The top Democrat on the House oversight committee has requested that the administration turn over a wide range of records related to the Gordie Howe bridge, as well as any communications with Matthew Moroun.
The bridges, which are within about five kilometres of each other, link Windsor, Ont., to Detroit.
“It appears that you have chosen to protect a politically connected billionaire donor family at the expense of promoting American commerce,” California Rep.
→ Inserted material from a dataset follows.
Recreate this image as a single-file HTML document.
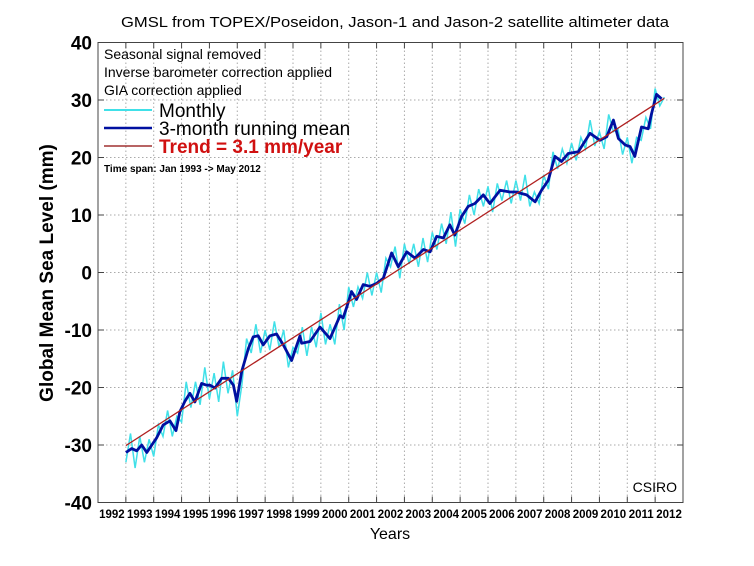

Robert Garcia, the committee’s ranking member, wrote in a letter to U.S. Commerce Secretary Howard Lutnick this week.
The Democrats’ move comes after the New York Times reported that Donald Trump issued the threat only hours after Lutnick met with Moroun in Washington, then spoke by phone with the president about the meeting.
The Moroun family has owned and controlled the nearly 100-year-old Ambassador Bridge for decades, and has long opposed the construction of a new, publicly owned span down the Detroit River, which will likely cut into their commercial truck toll income.
The Morouns are heavy Republican donors and the Ambassador Bridge company has spent millions lobbying the Trump administration since his first term.
“Political interference and a resulting delay or blocking of the opening of the long planned Gordie Howe International Bridge is likely to result in prolonged congestion and risks the disruption of cross-border production schedules, increasing costs for American manufacturers, and jeopardizing the U.S. auto industry,” Garcia wrote in the letter.
Efforts to prevent impeding opening of bridge
A half-dozen Democratic House members who represent districts in Michigan have also taken aim at the Trump administration in the wake of his bridge threats.
On Thursday, they introduced a bill to prohibit the president or any other federal officials from impeding the opening “or attempt the closure of the Gordie Howe International Bridge and its associated port of entry unless approved by an Act of Congress or requested by the governor of Michigan.”
The bill, titled the Michigan-Canada Partnership Act, has been referred to the House’s foreign affairs committee for further consideration.
But unless Republicans lend their support to both the bill and the investigation, they’re unlikely to be successful in the House, where Democrats are in the minority and have limited powers.
A spokesperson for Republican Rep. James Comer, chair of the oversight panel who’s from Kentucky, did not immediately respond to a request for comment. Neither did the Department of Commerce.